Payers Have Room for Improvement in Delivering Pain Care, Study Says

Using the example of low back pain, a study in JAMA Open suggests insurers could help to reduce opioid overuse by expanding access to nonopioid alternatives through improved coverage and reimbursement policies.

Using the example of low back pain, a study in JAMA Open suggests insurers could help to reduce opioid overuse by expanding access to nonopioid alternatives through improved coverage and reimbursement policies.

Low back pain is the leading cause of disability in almost all high-income countries. Every year, a total of 3 million years of productive life is lost in the United States due to low back pain; 1 million years in the United Kingdom; and 300,000 in Australia. It is also one of the most common types of chronic noncancer pain, and an estimated 25 million Americans experience pain every day.

However, little is known about pain medication coverage policies among insurers, even as the issue has taken on new urgency among payers and policy makers alike. Between 1999 and 2010, opioid-related overdose deaths rose in parallel with the increased prescribing of opioids.

A recent study said in 2016, synthetic opioids eclipsed prescription opioids as the most common drug involved in overdose deaths in the United States. There were 63,632 overdose deaths in 2016, and of those, 42,249, or nearly 46%, were due to the use of any opioid—synthetic opioids, heroin, or prescription opioids. In 2010, there were 38,329 overdose deaths, with 21,089 coming from any opioid,

Researchers reviewed health plan documents from 15 Medicaid, 15 Medicare Advantage, and 20 commercial health plans in 2017 from 16 states representing more than half of the US population, and looked at 62 products to treat pain.

They also conducted 20 interviews with more than 43 senior medical and pharmacy health plan executives, who indicated there is a lack of comprehensive strategies to improve chronic pain treatment and to better integrate pharmacologic and nonpharmacologic opioid alternatives.

Those interviewed said plans tended to emphasize utilization management, such as quantity limits and prior authorization, and other strategies to decrease opioid overuse, instead of other ways to improve the quality of care for individuals with chronic noncancer pain. The researchers said improving high-quality, evidence-based pain care "represents a critical opportunity to reverse the momentum of the opioid epidemic."

Nonopioids were also subject to restrictions by some payers, the study found. Step therapy was also especially uncommon.

Of the 62 products examined, 30 were prescription opioids and 32 were nonopioid analgesics, including 10 nonsteroidal anti-inflammatory drugs; 10 antidepressants; 6 muscle relaxants; 4 anticonvulsants; and 2 topical analgesics.

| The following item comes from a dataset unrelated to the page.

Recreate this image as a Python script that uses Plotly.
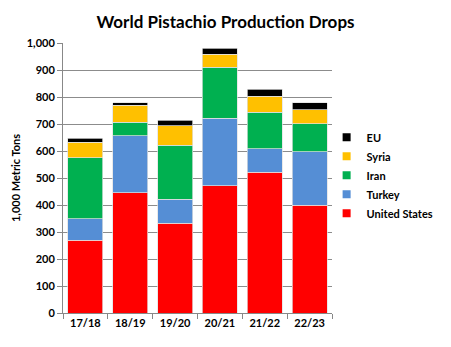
import plotly.graph_objects as go

# Marketing years
years = ["17/18", "18/19", "19/20", "20/21", "21/22", "22/23"]

# Production by origin, 1,000 metric tons
united_states = [270, 445, 333, 472, 522, 400]
turkey = [80, 212, 88, 250, 87, 198]
iran = [225, 50, 201, 189, 134, 103]
syria = [57, 62, 71, 47, 59, 52]
eu = [16, 10, 21, 22, 26, 25]

series = [
    ("United States", united_states, "#FF0000"),
    ("Turkey", turkey, "#558ED5"),
    ("Iran", iran, "#00B050"),
    ("Syria", syria, "#FFC000"),
    ("EU", eu, "#000000"),
]

font_family = "Lato, 'Open Sans', 'Liberation Sans', sans-serif"

fig = go.Figure()

# Stacked bars, bottom to top
for name, values, color in series:
    fig.add_trace(go.Bar(
        name=name,
        x=years,
        y=values,
        showlegend=False,
        marker=dict(color=color, line=dict(color="rgba(225,225,225,0.9)", width=0.8)),
    ))

# Legend keys with small square swatches, listed top of the stack first
for name, values, color in reversed(series):
    fig.add_trace(go.Scatter(
        name=f"<b>{name}</b>",
        x=[None], y=[None],
        mode="markers",
        marker=dict(symbol="square", size=8, color=color),
        hoverinfo="skip",
    ))

fig.update_layout(
    width=451,
    height=347,
    barmode="stack",
    bargap=0.22,
    paper_bgcolor="white",
    plot_bgcolor="white",
    margin=dict(l=63, r=104, t=43, b=34),
    font=dict(family=font_family, size=11, color="#000000"),
    title=dict(
        text="<b>World Pistachio Production Drops</b>",
        x=0.5, xanchor="center",
        y=1 - 22 / 347, yanchor="middle",
        font=dict(size=17, family=font_family, color="#000000"),
    ),
    legend=dict(
        traceorder="normal",
        x=0.98, xanchor="left",
        y=0.51, yanchor="middle",
        font=dict(size=11, family=font_family),
        itemwidth=30,
        tracegroupgap=0,
        bgcolor="rgba(0,0,0,0)",
    ),
    showlegend=True,
)

fig.update_xaxes(
    showline=True, linecolor="#888888", linewidth=1,
    ticks="outside", tickson="boundaries", ticklen=5, tickcolor="#888888",
    tickfont=dict(size=11, family=font_family),
    tickprefix="<b>", ticksuffix="</b>",
)

fig.update_yaxes(
    range=[0, 1000],
    tickvals=list(range(0, 1001, 100)),
    ticktext=[f"<b>{v:,}</b>" for v in range(0, 1001, 100)],
    showgrid=True, gridcolor="#8c8c8c", gridwidth=1,
    showline=True, linecolor="#888888", linewidth=1,
    ticks="outside", ticklen=5, tickcolor="#888888",
    tickfont=dict(size=11, family=font_family),
    title=dict(text="<b>1,000 Metric Tons</b>", font=dict(size=11, family=font_family), standoff=3),
    zeroline=False,
)

fig.write_html("out.html")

Medicaid plans covered a median of 19 opioids examined (interquartile range [IQR], 12-27; median, 63%; IQR, 40%-90%) and a median of 22 nonopioids examined (IQR, 21-27; median, 69%; IQR, 66%-83%). Medicare Advantage plans covered similar proportions (median [IQR], opioids: 17 [15-22]; 57% [50%-73%]; nonopioids: 22 [22-26]; 69% [69%-81%]).

Commercial plans covered more opioids (median [IQR], 23 [21-25]; 77% [70%-84%]) and nonopioids (median [IQR], 26 [24-27]; 81% [74%-85%]).

Utilization management strategies were common for opioids in Medicaid plans (median [IQR], 15 [11-20] opioids; 91% [74%-97%]), Medicare Advantage plans (median [IQR], 15 [9-18] opioids; 100% [100%-100%]), and commercial plans (median [IQR], 16 [11-20] opioids; 74% [53%-94%]), generally relying on 30-day quantity limits rather than prior authorization.

Many of the nonopioids also were subject to utilization management, especially quantity limits (24%-32% of products across payers) and prior authorization (median [IQR], commercial plans: 2 [0-3] nonopioids; 9% [0%-11%]; Medicare Advantage plans: 4 [3-5] nonopioids; 19% [10%-23%]; Medicaid plans: 6 [1-13] nonopioids; 38% [2%-52%]).

Among commercial plans, the median plan placed 18 opioids (74%) and 20 nonopioids (81%) in tier 1, which was associated with a median out-of-pocket cost of $10 (IQR, $9-$10) per 30-day supply.

Interviews with executives revealed an emphasis on increasing opioid utilization management and identifying high-risk prescribers and patients, rather than promoting comprehensive strategies to improve treatment of chronic pain or better integrating pharmacologic and nonpharmacologic alternatives to opioids, the study said.

Limiting prescribing by providers and imposing quantity limits on chronic pain patients has had a negative effect on some patients, some doctors have said.


Lin DH, Jones CM, Compton WM, et al. Prescription drug coverage for treatment of low back pain among US Medicaid, Medicare Advantage, and commercial insurers. JAMA Network Open. 2018;1(2):e180235. doi:10.1001/jamanetworkopen.2018.0235.